Forest Department
- Formation: 1870
- Headquarters: Dhaka, Bangladesh
- Region served: Bangladesh
- Official language: Bengali
- Website: Forest Department

= Forest Department (Bangladesh) =

Government agency of Bangladesh

Forest Department (বন অধিদপ্তর) is a government agency responsible for the protection and maintenance of forests and wildlife in Bangladesh. Its head office is located in Mohakhali, Dhaka, Bangladesh.

==History==
The forest department was established in 1870 during the British Raj era. Originally established to look after natural forests, the department started social forestation in the 1980s.
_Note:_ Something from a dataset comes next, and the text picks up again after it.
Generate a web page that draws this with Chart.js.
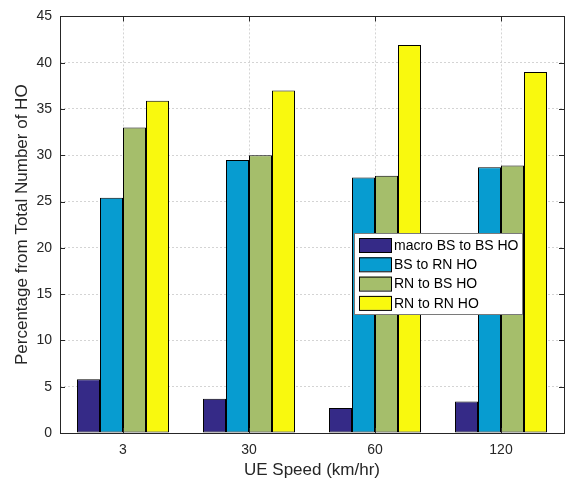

The department is also responsible for National Botanical Garden of Bangladesh, Forestry Development and Training Centre, Kaptai, and to Bangladesh Forest College. The total amount of forest land under the management of the department is 3.617 million acres. In the 1950s and 1960s, the department planted Sal, Dhaka, Tangail, and Mymensingh of Dhaka division. The department also planted Tendu in Dinajpur. In the 1980s, the department planted trees in coastal areas for protection against cyclones and tides. The department planted trees along roads, canals, and railways tracks which totaled 94,000 km.

==Corruption==
- Shariatpur Forest Department was charged with a gathering portion of land to created a cantonment near Padma Multipurpose Bridge to house the 99th Composite Brigade. The department in collaboration with a syndicate made false estimations of values of tree on the land and built fake houses to increase the cost of land acquisition for the government.